STATED PROBLEM
Omit any picture, and return the remaining data exactly as written.

═══

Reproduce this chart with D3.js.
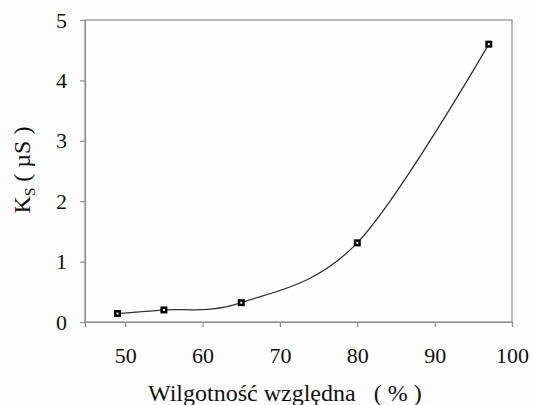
<!DOCTYPE html>
<html>
<head>
<meta charset="utf-8">
<script src="https://cdn.jsdelivr.net/npm/d3@7"></script>
</head>
<body style="margin:0">
<svg id="chart" width="534" height="405"></svg>
<script>
// Relative humidity (%) and surface conductance Ks (µS)
const humidity = [49, 55, 65, 80, 97];
const conductance = [0.14, 0.2, 0.32, 1.31, 4.6];
const xTicks = [50, 60, 70, 80, 90, 100];
const yTicks = [0, 1, 2, 3, 4, 5];

(function () {
  const svg = d3.select("#chart");
  const plotLeft = 85, plotRight = 512, plotTop = 20, plotBottom = 322;

  const x = d3.scaleLinear().domain([44.8, 100]).range([plotLeft, plotRight]);
  const y = d3.scaleLinear().domain([0, 5]).range([plotBottom, plotTop]);

  const axisColor = "#8f8f8f";

  // page background
  svg.append("rect").attr("width", 534).attr("height", 405).attr("fill", "#fdfdfd");

  // plot frame
  svg.append("rect")
    .attr("x", plotLeft).attr("y", plotTop)
    .attr("width", plotRight - plotLeft).attr("height", plotBottom - plotTop)
    .attr("fill", "#fefefe")
    .attr("stroke", axisColor).attr("stroke-width", 1.2);

  // y axis
  const yAxis = svg.append("g")
    .attr("transform", `translate(${plotLeft},0)`)
    .call(d3.axisLeft(y).tickValues(yTicks).tickSize(5).tickPadding(13).tickFormat(d3.format("d")));
  // x axis
  const xAxis = svg.append("g")
    .attr("transform", `translate(0,${plotBottom})`)
    .call(d3.axisBottom(x).tickValues(xTicks).tickSize(5).tickPadding(20).tickFormat(d3.format("d")));

  [yAxis, xAxis].forEach(g => {
    g.attr("font-family", null).attr("font-size", null);
    g.select(".domain").attr("stroke", axisColor).attr("stroke-width", 1.2);
    g.selectAll(".tick line").attr("stroke", axisColor).attr("stroke-width", 1.2);
    g.selectAll(".tick text")
      .style("font-family", () => `"Times New Roman"`)
      .style("font-size", () => "22px")
      .attr("fill", "#111");
  });

  // smoothed curve through the measurements
  const pts = humidity.map((h, i) => [h, conductance[i]]);
  const line = d3.line()
    .x(d => x(d[0])).y(d => y(d[1]))
    .curve(d3.curveCatmullRom.alpha(0));

  svg.append("path")
    .datum(pts)
    .attr("d", line)
    .attr("fill", "none")
    .attr("stroke", "#333")
    .attr("stroke-width", 1.3);

  // square markers
  svg.append("g").selectAll("rect")
    .data(pts)
    .join("rect")
    .attr("x", d => x(d[0]) - 2.25)
    .attr("y", d => y(d[1]) - 2.25)
    .attr("width", 4.5).attr("height", 4.5)
    .attr("fill", "#fff")
    .attr("stroke", "#000")
    .attr("stroke-width", 2.5);

  // axis titles
  svg.selectAll("text.xtitle")
    .data(["Wilgotność względna\u00a0\u00a0\u00a0( % )"])
    .join("text")
    .attr("class", "xtitle")
    .attr("x", 148).attr("y", 401)
    .style("font-family", () => `"Times New Roman"`)
    .style("font-size", () => "24px")
    .attr("fill", "#111")
    .text(d => d);

  const yt = svg.selectAll("text.ytitle")
    .data([0])
    .join("text")
    .attr("class", "ytitle")
    .attr("transform", "translate(30,170) rotate(-90)")
    .attr("text-anchor", "middle")
    .style("font-family", () => `"Times New Roman"`)
    .style("font-size", () => "24px")
    .attr("fill", "#111");
  yt.append("tspan").text("K");
  yt.append("tspan").attr("dy", 5).style("font-size", "15px").text("S");
  yt.append("tspan").attr("dy", -5).text("\u00a0( µS )");
})();
</script>
</body>
</html>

═══

ANSWER TO THIS PROBLEM
Reproduce this chart with D3.js.
<!DOCTYPE html>
<html>
<head>
<meta charset="utf-8">
<script src="https://cdn.jsdelivr.net/npm/d3@7"></script>
</head>
<body style="margin:0">
<svg id="chart" width="534" height="405"></svg>
<script>
// Relative humidity (%) and surface conductance Ks (µS)
const humidity = [49, 55, 65, 80, 97];
const conductance = [0.14, 0.2, 0.32, 1.31, 4.6];
const xTicks = [50, 60, 70, 80, 90, 100];
const yTicks = [0, 1, 2, 3, 4, 5];

(function () {
  const svg = d3.select("#chart");
  const plotLeft = 85, plotRight = 512, plotTop = 20, plotBottom = 322;

  const x = d3.scaleLinear().domain([44.8, 100]).range([plotLeft, plotRight]);
  const y = d3.scaleLinear().domain([0, 5]).range([plotBottom, plotTop]);

  const axisColor = "#8f8f8f";

  // page background
  svg.append("rect").attr("width", 534).attr("height", 405).attr("fill", "#fdfdfd");

  // plot frame
  svg.append("rect")
    .attr("x", plotLeft).attr("y", plotTop)
    .attr("width", plotRight - plotLeft).attr("height", plotBottom - plotTop)
    .attr("fill", "#fefefe")
    .attr("stroke", axisColor).attr("stroke-width", 1.2);

  // y axis
  const yAxis = svg.append("g")
    .attr("transform", `translate(${plotLeft},0)`)
    .call(d3.axisLeft(y).tickValues(yTicks).tickSize(5).tickPadding(13).tickFormat(d3.format("d")));
  // x axis
  const xAxis = svg.append("g")
    .attr("transform", `translate(0,${plotBottom})`)
    .call(d3.axisBottom(x).tickValues(xTicks).tickSize(5).tickPadding(20).tickFormat(d3.format("d")));

  [yAxis, xAxis].forEach(g => {
    g.attr("font-family", null).attr("font-size", null);
    g.select(".domain").attr("stroke", axisColor).attr("stroke-width", 1.2);
    g.selectAll(".tick line").attr("stroke", axisColor).attr("stroke-width", 1.2);
    g.selectAll(".tick text")
      .style("font-family", () => `"Times New Roman"`)
      .style("font-size", () => "22px")
      .attr("fill", "#111");
  });

  // smoothed curve through the measurements
  const pts = humidity.map((h, i) => [h, conductance[i]]);
  const line = d3.line()
    .x(d => x(d[0])).y(d => y(d[1]))
    .curve(d3.curveCatmullRom.alpha(0));

  svg.append("path")
    .datum(pts)
    .attr("d", line)
    .attr("fill", "none")
    .attr("stroke", "#333")
    .attr("stroke-width", 1.3);

  // square markers
  svg.append("g").selectAll("rect")
    .data(pts)
    .join("rect")
    .attr("x", d => x(d[0]) - 2.25)
    .attr("y", d => y(d[1]) - 2.25)
    .attr("width", 4.5).attr("height", 4.5)
    .attr("fill", "#fff")
    .attr("stroke", "#000")
    .attr("stroke-width", 2.5);

  // axis titles
  svg.selectAll("text.xtitle")
    .data(["Wilgotność względna\u00a0\u00a0\u00a0( % )"])
    .join("text")
    .attr("class", "xtitle")
    .attr("x", 148).attr("y", 401)
    .style("font-family", () => `"Times New Roman"`)
    .style("font-size", () => "24px")
    .attr("fill", "#111")
    .text(d => d);

  const yt = svg.selectAll("text.ytitle")
    .data([0])
    .join("text")
    .attr("class", "ytitle")
    .attr("transform", "translate(30,170) rotate(-90)")
    .attr("text-anchor", "middle")
    .style("font-family", () => `"Times New Roman"`)
    .style("font-size", () => "24px")
    .attr("fill", "#111");
  yt.append("tspan").text("K");
  yt.append("tspan").attr("dy", 5).style("font-size", "15px").text("S");
  yt.append("tspan").attr("dy", -5).text("\u00a0( µS )");
})();
</script>
</body>
</html>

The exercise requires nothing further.